Le mois dernier je vous ai présenté la Vie De Merde Agile d’un Scrum Master qui faisait face à une idée aussi surprenante que créative d’un développeur intitulée “Vie De Merde Agile : on doit allonger le sprint“. Ce mois-ci, la situation d’inverse ! Parole aux développeurs !
Attachez vos tuques et préparez-vous à rire (ou à pleurer) devant cette nouvelle Vie de Merde Agile !
Merci à A., développeur, qui m’a partagé sur Linkedin sa Vie De Merde Agile…
Il est essentiel de préciser que, pour des raisons de confidentialité, ni la personne concernée ni le client impliqué dans cette situation ne seront mentionnés. Je tiens à exprimer ma gratitude à ceux qui partagent avec moi leurs expériences issues de l’univers Agile en complétant ce formulaire : VDM Agile. Je suis ravie de pouvoir les transformer en articles. L’objectif n’est pas de critiquer les organisations, les Scrum Masters, les Product Owners, les développeurs ou les gestionnaires, mais plutôt de tirer des leçons des défis rencontrés dans cet environnement, le tout avec une pointe d’humour! ❤️
Vie de merde Agile : Je ne vous écoute pas pour tester votre autonomie
Aujourd’hui, je suis développeur dans une équipe agile. Pendant notre planning, la Product Owner mène la cérémonie comme une pro, alors que notre Scrum Master est absorbé par son téléphone depuis 45 minutes sans un mot de sa part. La Product Owner, visiblement irritée par cette nouvelle démonstration d’inutilité professionnelle, finit par lui dire : “Ça va ? On ne te dérange pas trop ?” Et là, tout fier, il répond : “Non, je teste votre niveau d’autonomie.” Résultat ? On a passé le test, quant à notre Scrum Master, il a passé un niveau sur Candy Crush. Vie De Merde Agile.
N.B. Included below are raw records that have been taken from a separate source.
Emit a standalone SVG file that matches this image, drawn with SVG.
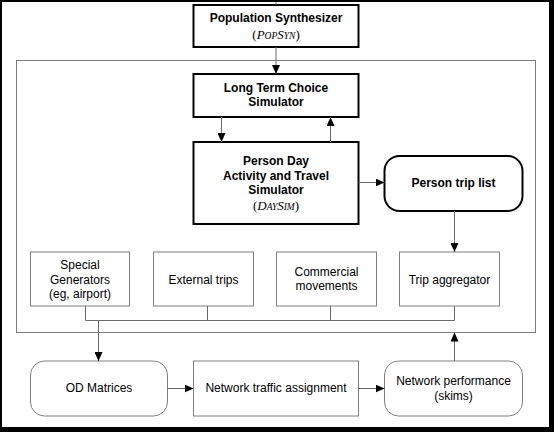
<svg xmlns="http://www.w3.org/2000/svg" width="554" height="432" viewBox="0 0 554 432">
<style>
.bold{fill:#fff;stroke:#000;stroke-width:2}
.plain{fill:#fff;stroke:#7f7f7f;stroke-width:1}
.tb{font-family:"Liberation Sans",Arial,sans-serif;font-size:12px;font-weight:bold;fill:#000;text-anchor:middle}
.tr{font-family:"Liberation Sans",Arial,sans-serif;font-size:12px;fill:#000;text-anchor:middle}
.ts{font-family:"Liberation Serif","Times New Roman",serif;font-size:13px;fill:#000;text-anchor:middle}
.it{font-style:italic}
.sc{font-size:9.5px;font-style:italic}
.ln{fill:none;stroke:#6a6a6a;stroke-width:1}
</style>
<defs>
<marker id="ah" markerWidth="9" markerHeight="8" refX="9" refY="4" orient="auto" markerUnits="userSpaceOnUse">
<path d="M0,0 L9,4 L0,8 Z" fill="#000"/>
</marker>
</defs>
<rect x="0" y="0" width="554" height="432" fill="#000"/>
<rect x="2" y="2" width="547" height="425" fill="#fff"/>
<rect id="frame" x="16.5" y="60.5" width="519" height="272" fill="none" stroke="#7f7f7f" stroke-width="1"/>

<g id="popsyn">
<rect class="bold" x="193.5" y="5" width="165" height="42"/>
<text class="tb" x="276" y="22">Population Synthesizer</text>
<text class="ts" x="276" y="39">(<tspan class="it">P</tspan><tspan class="sc">OP</tspan><tspan class="it">S</tspan><tspan class="sc">YN</tspan>)</text>
</g>
<g id="ltcs">
<rect class="bold" x="193.5" y="74" width="165" height="43"/>
<text class="tb" x="276" y="92">Long Term Choice</text>
<text class="tb" x="276" y="106">Simulator</text>
</g>
<g id="daysim">
<rect class="bold" x="193.5" y="142" width="165" height="82"/>
<text class="tb" x="276" y="164.5">Person Day</text>
<text class="tb" x="276" y="179.5">Activity and Travel</text>
<text class="tb" x="276" y="194">Simulator</text>
<text class="ts" x="276" y="209.5">(<tspan class="it">D</tspan><tspan class="sc">AY</tspan><tspan class="it">S</tspan><tspan class="sc">IM</tspan>)</text>
</g>
<g id="ptl">
<rect class="bold" x="384.5" y="156" width="138" height="55" rx="15" ry="15"/>
<text class="tb" x="453.5" y="187">Person trip list</text>
</g>
<g id="sg">
<rect class="plain" x="30.5" y="252" width="99" height="54"/>
<text class="tr" x="80" y="268.5">Special</text>
<text class="tr" x="80" y="283.5">Generators</text>
<text class="tr" x="80" y="298">(eg, airport)</text>
</g>
<g id="et">
<rect class="plain" x="153.5" y="252" width="100" height="54"/>
<text class="tr" x="203.5" y="283.5">External trips</text>
</g>
<g id="cm">
<rect class="plain" x="276.5" y="252" width="100" height="54"/>
<text class="tr" x="326.5" y="276">Commercial</text>
<text class="tr" x="326.5" y="290">movements</text>
</g>
<g id="ta">
<rect class="plain" x="399.5" y="252" width="100" height="54"/>
<text class="tr" x="449.5" y="283.5">Trip aggregator</text>
</g>
<g id="od">
<rect class="plain" x="30.5" y="361" width="137" height="55" rx="14" ry="14"/>
<text class="tr" x="99" y="392">OD Matrices</text>
</g>
<g id="nta">
<rect class="plain" x="193.5" y="361" width="165" height="55"/>
<text class="tr" x="276" y="392">Network traffic assignment</text>
</g>
<g id="np">
<rect class="plain" x="384.5" y="361" width="138" height="55" rx="14" ry="14"/>
<text class="tr" x="453.5" y="385">Network performance</text>
<text class="tr" x="453.5" y="399.5">(skims)</text>
</g>

<g id="connectors">
<path class="ln" d="M276,2 V5"/>
<path class="ln" d="M276,47 V74" marker-end="url(#ah)"/>
<path class="ln" d="M221.5,117 V142" marker-end="url(#ah)"/>
<path class="ln" d="M330.5,142 V117" marker-end="url(#ah)"/>
<path class="ln" d="M358.5,182.5 H384.5" marker-end="url(#ah)"/>
<path class="ln" d="M454.5,211 V252" marker-end="url(#ah)"/>
<path class="ln" d="M85.5,306 V320.5 H454.5 V306 M207.5,306 V320.5 M330.5,306 V320.5"/>
<path class="ln" d="M98.5,320.5 V361" marker-end="url(#ah)"/>
<path class="ln" d="M167.5,388.5 H193.5" marker-end="url(#ah)"/>
<path class="ln" d="M358.5,388.5 H384.5" marker-end="url(#ah)"/>
<path class="ln" d="M454.5,361 V332.5" marker-end="url(#ah)"/>
</g>
</svg>
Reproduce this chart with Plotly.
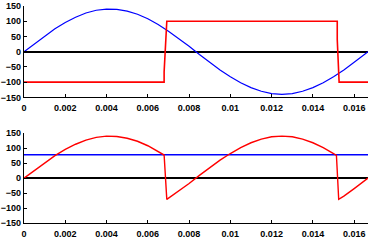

Vie de merde Agile, ma réaction
Ma première réaction en tant que développeur ? La résignation. Franchement, je ne suis même plus surpris. Encore une fois, j’ai eu la confirmation de ce que je pensais depuis un moment : notre Scrum Master est une plante verte, il ne sert à rien. Et d’ailleurs, si on veut vraiment faire des économies en entreprise, je propose qu’on vire tous les Scrum Masters. Avec le budget que l’on va récupérer, on pourra enfin réaliser une demande que l’on nous refuse toujours pour « raisons budgétaires ». Quel gâchis !
En y repensant à froid, j’ai un peu honte de moi parce qu’à l’inverse de la Product Owner, j’ai été passif et je n’ai pas eu le courage d’intervenir. Par contre, je réponds toujours présent pour le critiquer dans son dos avec les autres développeurs durant nos pauses cafés! Si on fait abstraction de mon manque de courage, est-ce vraiment à moi d’intervenir? Après tout, si l’organisation l’a recruté c’est à elle d’assumer son choix!
D’ailleurs, de l’énergie pour son organisation, notre Scrum Master en a beaucoup. On dirait qu’il met plus d’énergie à sourire et à serrer des mains qu’à réellement faire avancer la transformation agile. Il va là où il y a de la lumière pour briller, et il semble que la lumière est plus puissante près des boss que près des développeurs !
Et parlons de sa punchline : “Je vous testais pour voir si vous étiez autonomes”. C’est moi ou il nous prend pour des enfants ? Je me suis senti humilié ! Test d’autonomie ? C’est quoi, la prochaine étape ? Il va nous filer des gommettes de motivation ? On est des adultes professionnels ! Enfin, sauf lui, visiblement.
Je commence à me demander où il a appris cette technique de coaching. En suivant un tutoriel sur TikTok ? Une astuce trouvée au dos d’une boîte de céréales ? Vu son air juvénile, je le soupçonne de commencer ses journées avec un bon gros bol de Chocapic avant de venir tester notre “autonomie”.
On devrait peut-être organiser une rétrospective spécialement pour notre Scrum Master. Le thème serait : “Comment travailler… au travail ?”
Bref, on a passé son test d’autonomie avec succès… et avec une pointe d’amertume. Vie De Merde Agile.
Vie de merde Agile, analyse de la situation
Nous avons beaucoup d’informations et d’opportunités d’apprentissage dans cette anecdote ! Décortiquons-la ensemble !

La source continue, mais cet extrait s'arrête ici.